If you want to know why those in LGBT communities are hurt, offended and upset by the awarding of a knighthood to Brian “Fucking” Souter, you need to read Duncan Hothersall’s post on the issue. I was in that struggle too, to repeal Section 28/2A in Scotland, and I came away bruised and scared and determined, too. I remember some years earlier standing in the kitchen stirring pasta and trying to explain to my stepdaughter, then aged 13, what Section 28 was, how it said that we were only playing at being a family, and making a running joke out of it to remove the sting. That evening’s was the first of many “pretended dinners”.

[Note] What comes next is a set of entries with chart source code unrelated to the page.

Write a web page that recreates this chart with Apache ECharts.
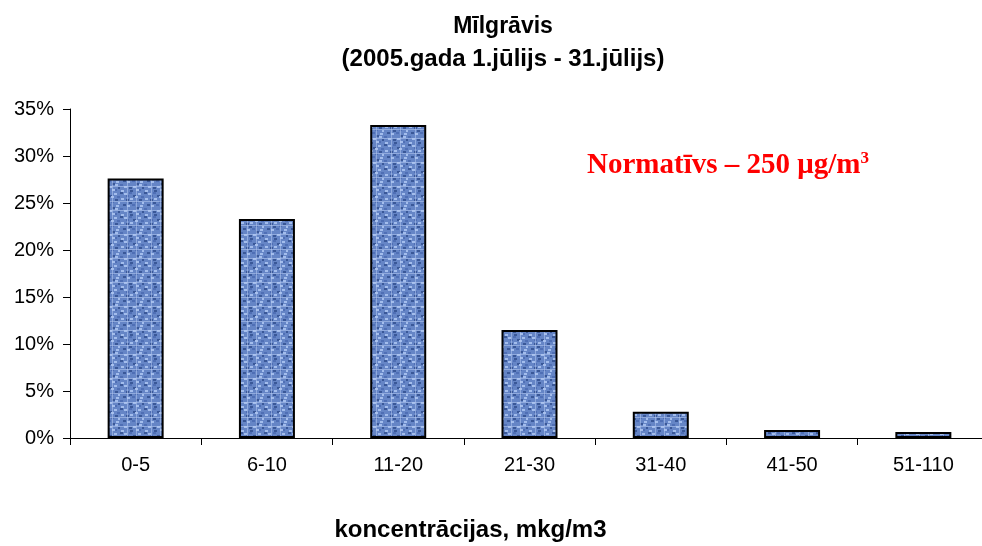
<!DOCTYPE html>
<html><head><meta charset="utf-8">
<script src="https://cdn.jsdelivr.net/npm/echarts@6/dist/echarts.min.js"></script>
<style>html,body{margin:0;padding:0;background:#fff}#c{width:982px;height:546px}</style>
</head><body><div id="c"></div>
<script>
const categories = ['0-5','6-10','11-20','21-30','31-40','41-50','51-110'];
const values = [27.6, 23.3, 33.3, 11.5, 2.8, 0.85, 0.65];
const yTicks = [0,5,10,15,20,25,30,35];

function makePattern(){
  const c = document.createElement('canvas');
  c.width = 24; c.height = 24;
  const g = c.getContext('2d');
  g.fillStyle = '#6585c6'; g.fillRect(0,0,24,24);
  const dark = '#3a5898', light = '#a3bdec', mid = '#4f6fb5';
  const cells = [
    [0,0,dark],[4,1,light],[9,0,mid],[13,3,dark],[18,1,light],[21,4,mid],
    [1,6,light],[6,7,dark],[10,6,light],[15,9,mid],[19,7,dark],[22,10,light],
    [3,12,dark],[7,13,light],[12,12,mid],[16,15,dark],[20,13,light],[0,16,mid],
    [4,18,light],[9,19,dark],[13,18,light],[18,21,mid],[22,19,dark],[1,22,light],
    [10,22,dark],[16,21,light],[6,3,mid],[19,16,light],[9,10,dark],[15,4,light]
  ];
  cells.forEach(([x,y,col])=>{g.fillStyle=col;g.fillRect(x,y,3,2);});
  g.fillStyle='rgba(180,200,240,0.55)';
  g.fillRect(0,9,24,1); g.fillRect(7,0,1,24); g.fillRect(16,0,1,24); g.fillRect(0,18,24,1);
  return c;
}

const chart = echarts.init(document.getElementById('c'), null, {renderer:'canvas'});
chart.setOption({
  animation:false,
  backgroundColor:'#fff',
  title:{
    text:'{a|Mīlgrāvis}\n{b|(2005.gada 1.jūlijs - 31.jūlijs)}',
    left:498, top:6, textAlign:'center',
    textStyle:{
      rich:{
        a:{fontFamily:'Liberation Sans, Arial',fontWeight:'bold',fontSize:23,lineHeight:32,color:'#000',align:'center'},
        b:{fontFamily:'Liberation Sans, Arial',fontWeight:'bold',fontSize:24,lineHeight:32,color:'#000',align:'center'}
      }
    }
  },
  grid:{left:70, width:919, top:109, bottom:108, containLabel:false, outerBoundsMode:'none'},
  xAxis:{
    type:'category', data:categories,
    axisLine:{lineStyle:{color:'#000',width:1}},
    axisTick:{show:true,length:7,lineStyle:{color:'#000'}},
    axisLabel:{fontFamily:'Liberation Sans, Arial',fontSize:20,color:'#000',margin:17},
    name:'koncentrācijas, mkg/m3', nameLocation:'middle', nameGap:80,
    nameTextStyle:{fontFamily:'Liberation Sans, Arial',fontWeight:'bold',fontSize:24,color:'#000',padding:[0,118,0,0]}
  },
  yAxis:{
    type:'value', min:yTicks[0], max:yTicks[yTicks.length-1], interval:5,
    axisLine:{show:true,lineStyle:{color:'#000',width:1}},
    axisTick:{show:true,length:7,lineStyle:{color:'#000'}},
    splitLine:{show:false},
    axisLabel:{fontFamily:'Liberation Sans, Arial',fontSize:20,color:'#000',margin:16,formatter:v=>v+'%'}
  },
  graphic:[{
    type:'text', left:587, top:150,
    style:{
      text:'{a|Normatīvs – 250 μg/m}{s|3}',
      rich:{
        a:{fontFamily:'Liberation Serif, Times New Roman',fontWeight:'bold',fontSize:29,fill:'#ff0000',color:'#ff0000'},
        s:{fontFamily:'Liberation Serif, Times New Roman',fontWeight:'bold',fontSize:17,fill:'#ff0000',color:'#ff0000',verticalAlign:'top',padding:[0,0,14,0]}
      }
    }
  }],
  series:[{
    type:'bar', data:values, barWidth:56,
    itemStyle:{color:{image:makePattern(),repeat:'repeat'},borderColor:'#000',borderWidth:2}
  }]
});
</script></body></html>
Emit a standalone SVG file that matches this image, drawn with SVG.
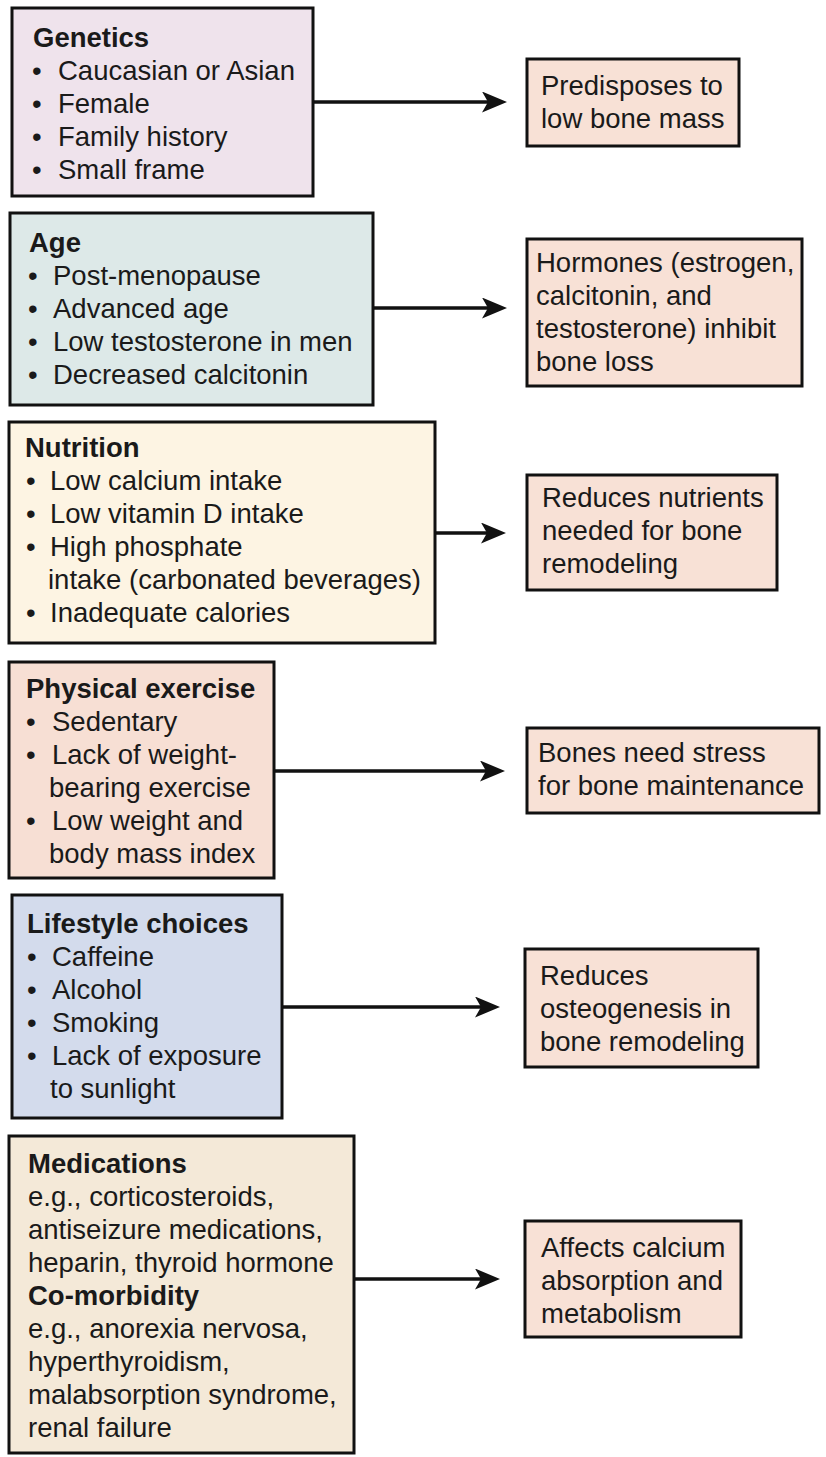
<svg xmlns="http://www.w3.org/2000/svg" width="826" height="1457" viewBox="0 0 826 1457">
<style>
text{font-family:"Liberation Sans",Arial,Helvetica,sans-serif;font-size:27.5px;fill:#1a1a1a}
.b{font-weight:bold}
.box{stroke:#111;stroke-width:3}
.res{fill:#f8e1d6}
.conn{stroke:#111;stroke-width:3.5;fill:none}
</style>
<defs>
<marker id="ah" markerUnits="userSpaceOnUse" markerWidth="26" markerHeight="22" refX="17" refY="10.5" orient="auto" viewBox="0 0 26 22">
<path d="M0,0 L25,10.5 L0,21 L6,10.5 Z" fill="#111"/>
</marker>
</defs>
<rect width="826" height="1457" fill="#fff"/>

<g id="connectors">
<line class="conn" x1="313" y1="102" x2="499" y2="102" marker-end="url(#ah)"/>
<line class="conn" x1="373" y1="308" x2="499" y2="308" marker-end="url(#ah)"/>
<line class="conn" x1="435" y1="533" x2="498" y2="533" marker-end="url(#ah)"/>
<line class="conn" x1="274" y1="771" x2="497" y2="771" marker-end="url(#ah)"/>
<line class="conn" x1="282" y1="1007" x2="492" y2="1007" marker-end="url(#ah)"/>
<line class="conn" x1="354" y1="1279" x2="492" y2="1279" marker-end="url(#ah)"/>
</g>

<g id="genetics">
<rect class="box" x="12" y="8" width="301" height="188" fill="#efe3ec"/>
<text class="b" x="33" y="47">Genetics</text>
<text x="32" y="80">•</text><text x="58" y="80">Caucasian or Asian</text>
<text x="32" y="113">•</text><text x="58" y="113">Female</text>
<text x="32" y="146">•</text><text x="58" y="146">Family history</text>
<text x="32" y="179">•</text><text x="58" y="179">Small frame</text>
</g>

<g id="age">
<rect class="box" x="10" y="213" width="363" height="192" fill="#dde9e8"/>
<text class="b" x="29" y="252">Age</text>
<text x="28" y="285">•</text><text x="53" y="285">Post-menopause</text>
<text x="28" y="318">•</text><text x="53" y="318">Advanced age</text>
<text x="28" y="351">•</text><text x="53" y="351">Low testosterone in men</text>
<text x="28" y="384">•</text><text x="53" y="384">Decreased calcitonin</text>
</g>

<g id="nutrition">
<rect class="box" x="9" y="422" width="426" height="221" fill="#fdf4e3"/>
<text class="b" x="25" y="457">Nutrition</text>
<text x="26" y="490">•</text><text x="50" y="490">Low calcium intake</text>
<text x="26" y="523">•</text><text x="50" y="523">Low vitamin D intake</text>
<text x="26" y="556">•</text><text x="50" y="556">High phosphate</text>
<text x="48" y="589">intake (carbonated beverages)</text>
<text x="26" y="622">•</text><text x="50" y="622">Inadequate calories</text>
</g>

<g id="exercise">
<rect class="box" x="9" y="662" width="265" height="216" fill="#f7dfd4"/>
<text class="b" x="26" y="698">Physical exercise</text>
<text x="26" y="731">•</text><text x="52" y="731">Sedentary</text>
<text x="26" y="764">•</text><text x="52" y="764">Lack of weight-</text>
<text x="49" y="797">bearing exercise</text>
<text x="26" y="830">•</text><text x="52" y="830">Low weight and</text>
<text x="49" y="863">body mass index</text>
</g>

<g id="lifestyle">
<rect class="box" x="12" y="895" width="270" height="223" fill="#d3dbec"/>
<text class="b" x="27" y="933">Lifestyle choices</text>
<text x="27" y="966">•</text><text x="52" y="966">Caffeine</text>
<text x="27" y="999">•</text><text x="52" y="999">Alcohol</text>
<text x="27" y="1032">•</text><text x="52" y="1032">Smoking</text>
<text x="27" y="1065">•</text><text x="52" y="1065">Lack of exposure</text>
<text x="50" y="1098">to sunlight</text>
</g>

<g id="medications">
<rect class="box" x="9" y="1136" width="345" height="317" fill="#f4e9d8"/>
<text class="b" x="28" y="1173">Medications</text>
<text x="28" y="1206">e.g., corticosteroids,</text>
<text x="28" y="1239">antiseizure medications,</text>
<text x="28" y="1272">heparin, thyroid hormone</text>
<text class="b" x="28" y="1305">Co-morbidity</text>
<text x="28" y="1338">e.g., anorexia nervosa,</text>
<text x="28" y="1371">hyperthyroidism,</text>
<text x="28" y="1404">malabsorption syndrome,</text>
<text x="28" y="1437">renal failure</text>
</g>

<g id="effect-genetics">
<rect class="box res" x="527" y="59" width="212" height="87"/>
<text x="541" y="95">Predisposes to</text>
<text x="541" y="128">low bone mass</text>
</g>

<g id="effect-age">
<rect class="box res" x="527" y="239" width="275" height="147"/>
<text x="536" y="272">Hormones (estrogen,</text>
<text x="536" y="305">calcitonin, and</text>
<text x="536" y="338">testosterone) inhibit</text>
<text x="536" y="371">bone loss</text>
</g>

<g id="effect-nutrition">
<rect class="box res" x="527" y="475" width="250" height="115"/>
<text x="542" y="507">Reduces nutrients</text>
<text x="542" y="540">needed for bone</text>
<text x="542" y="573">remodeling</text>
</g>

<g id="effect-exercise">
<rect class="box res" x="527" y="728" width="292" height="85"/>
<text x="538" y="762">Bones need stress</text>
<text x="538" y="795">for bone maintenance</text>
</g>

<g id="effect-lifestyle">
<rect class="box res" x="525" y="949" width="233" height="118"/>
<text x="540" y="985">Reduces</text>
<text x="540" y="1018">osteogenesis in</text>
<text x="540" y="1051">bone remodeling</text>
</g>

<g id="effect-medications">
<rect class="box res" x="525" y="1221" width="216" height="116"/>
<text x="541" y="1257">Affects calcium</text>
<text x="541" y="1290">absorption and</text>
<text x="541" y="1323">metabolism</text>
</g>
</svg>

My biological children, both born years later, will never have to have that joke made to ease the insult to their lives. I’m profoundly grateful to Wendy Alexander and Donald Dewar and all the people who I campaigned alongside, for the moral courage that made that true. And I am still angry with Brian Souter for his lying, conniving campaign, for his use of the vast fortune he made exploiting his workers and a formerly public transport system, for being the face and the voice of hatred and humiliation for us for that year. If ever anyone deserved less to be “honoured” by his country – well, no, there are others who’ve caused hurt and death and division, too. But he’s among them.
But I am not going to sign the petition against his knighthood. I can’t say that his should be removed but, ultimately, other people should remain “Knights of the British Empire”. The whole system is a sick reminder of how we reward capitalistic excess and kowtowing to the system with the trappings of aristocracy. The whole system is rotten, and saying we should only give these tainted gongs to the “right” people is missing the point. Let’s refuse the notion of honour in “honours”. Let’s make it as irrelevant as it should be.
To this end, I propose that we each, on our birthdays, confer honours on people who we think deserve them. Let’s each claim the right to bestow titles, on the basis that great judgement of human quailities isn’t confined to Elizabeth Windsor and “her government”. You can call these “pretended honours” if you like, but I don’t accept that any more than when the government called my family “pretend”. We need to change, and that change needs to accept the human dignity of each of us. It’s my birthday in a couple of weeks, so keep your eyes peeled.